Claustros, donde el Silencio es Oro


Después de los tradicionales conciertos de Navidad y de Año Nuevo, que marcan esa bienvenida generalizada al solsticio de invierno, el espíritu busca, o mejor aún, ansía esa cura de silencio que equilibre los platillos de una balanza anímica en la que generalmente se desenvuelven el exceso y la mesura. Y no hay mejor lugar para conseguirlo, que en los claustros de los antiguos monasterios; precisamente allí donde, después de todo, el Silencio es Oro. En activo, o por el contrario, arruinados por el abandono o el olvido, los claustros no dejan de ser, al fin y al cabo, imaginarios tableros mágicos que guardan un centro primordial, donde el espíritu humano participa, o mejor dicho, se inmiscuye en la siempre fascinante aventura del símbolo. Lejos de las leyes ambivalentes del azar, el claustro participa, ya desde el supremo poder del número, en una magia matemática que tiende siempre a la perfección. Cuatro son los lados que conforman un tablero perfecto; lados que se expanden hacia un centro, generalmente marcado por un jardín -como en el Juego de la Oca- o un pozo céltico, cuya adición evoluciona hacia la perfección del cinco y el recuerdo del hombre universal, como bien nos recordaron los canteros medievales en Leache, Navarra, anticipándose, en más de doscientos años a un genio por todos conocidos, llamado Leonardo Da Vinci.

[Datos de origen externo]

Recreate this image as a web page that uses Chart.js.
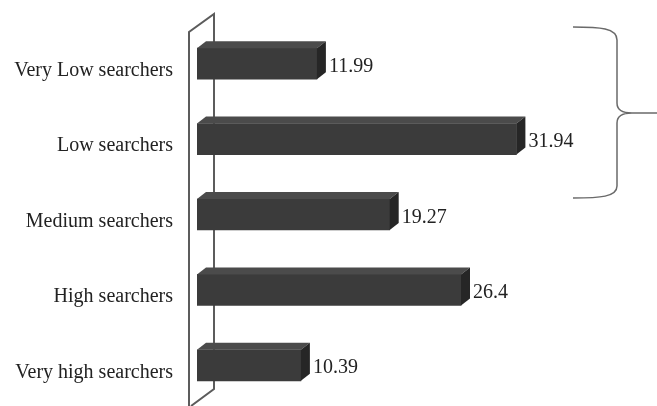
<!DOCTYPE html>
<html>
<head>
<meta charset="utf-8">
<script src="https://cdn.jsdelivr.net/npm/chart.js@4"></script>
<style>
  body { margin: 0; background: #fff; }
  canvas { display: block; }
</style>
</head>
<body>
<canvas id="searchers" width="657" height="406"></canvas>
<script>
  const categories = [
    'Very Low searchers',
    'Low searchers',
    'Medium searchers',
    'High searchers',
    'Very high searchers'
  ];
  const shares = [11.99, 31.94, 19.27, 26.4, 10.39];

  // extrusion of the bars
  const depthX = 9;
  const depthY = 7;

  // back wall, side faces and top faces of the bars, value labels, brace
  const box3d = {
    id: 'box3d',
    beforeDatasetsDraw(chart) {
      const { ctx, chartArea } = chart;
      const front = chartArea.left - 8;
      const back = chartArea.left + 17;
      ctx.save();
      ctx.strokeStyle = '#5c5c5c';
      ctx.lineWidth = 2;
      ctx.beginPath();
      ctx.moveTo(front, 406);
      ctx.lineTo(front, 32);
      ctx.lineTo(back, 14);
      ctx.lineTo(back, 389);
      ctx.lineTo(front + 2, 406);
      ctx.stroke();
      ctx.restore();
    },
    afterDatasetsDraw(chart) {
      const { ctx } = chart;
      const meta = chart.getDatasetMeta(0);
      ctx.save();
      meta.data.forEach((bar, i) => {
        const { x, y, base, height } = bar.getProps(['x', 'y', 'base', 'height'], true);
        const top = y - height / 2;
        const bottom = y + height / 2;

        ctx.fillStyle = '#4b4b4b';
        ctx.beginPath();
        ctx.moveTo(base, top);
        ctx.lineTo(base + depthX, top - depthY);
        ctx.lineTo(x + depthX, top - depthY);
        ctx.lineTo(x, top);
        ctx.closePath();
        ctx.fill();

        ctx.fillStyle = '#262626';
        ctx.beginPath();
        ctx.moveTo(x, top);
        ctx.lineTo(x + depthX, top - depthY);
        ctx.lineTo(x + depthX, bottom - depthY);
        ctx.lineTo(x, bottom);
        ctx.closePath();
        ctx.fill();

        ctx.fillStyle = '#222';
        ctx.font = '20px "Liberation Serif"';
        ctx.textAlign = 'left';
        ctx.textBaseline = 'alphabetic';
        ctx.fillText(String(shares[i]), x + depthX + 3, y + 8);
      });

      // brace grouping the two low groups
      ctx.strokeStyle = '#6a6a6a';
      ctx.lineWidth = 1.5;
      ctx.beginPath();
      ctx.moveTo(573, 27);
      ctx.bezierCurveTo(600, 27, 617, 28, 617, 40);
      ctx.lineTo(617, 103);
      ctx.bezierCurveTo(617, 110, 622, 113, 632, 113);
      ctx.lineTo(657, 113);
      ctx.moveTo(632, 113);
      ctx.bezierCurveTo(622, 113, 617, 116, 617, 123);
      ctx.lineTo(617, 186);
      ctx.bezierCurveTo(617, 197, 600, 198, 573, 198);
      ctx.stroke();
      ctx.restore();
    }
  };

  const data = {
    labels: categories,
    datasets: [{
      data: shares,
      backgroundColor: '#3b3b3b',
      borderWidth: 0,
      barThickness: 31
    }]
  };

  const options = {
    indexAxis: 'y',
    responsive: false,
    animation: false,
    layout: {
      padding: { top: 26, bottom: 3, left: 0, right: 0 }
    },
    scales: {
      x: {
        display: false,
        min: 0,
        max: 46
      },
      y: {
        afterFit(scale) {
          scale.width = 197;
          scale.paddingTop = 0;
          scale.paddingBottom = 0;
        },
        grid: { display: false, drawTicks: false },
        border: { display: false },
        ticks: {
          color: '#222',
          padding: 24,
          labelOffset: 7,
          font: { family: '"Liberation Serif"', size: 20 }
        }
      }
    },
    plugins: {
      legend: { display: false },
      tooltip: { enabled: false }
    }
  };

  const config = {
    type: 'bar',
    data: data,
    options: options,
    plugins: [box3d]
  };

  new Chart(document.getElementById('searchers'), config);
</script>
</body>
</html>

Cuatro lados, que determinan los cuatro puntos cardinales, las cuatro fases de la luna, los cuatro elementos básicos de la Alquimia, los Cuatro Evangelistas que rodean ese quinto elemento o mandorla regida por la figura de un Cristo Imperator sentado en su trono celestial, haciendo participar a la imaginación del jugador en un juego fascinante donde las lecciones del Silencio, al fin y al cabo, no dejan nunca de ser un secreto a voces.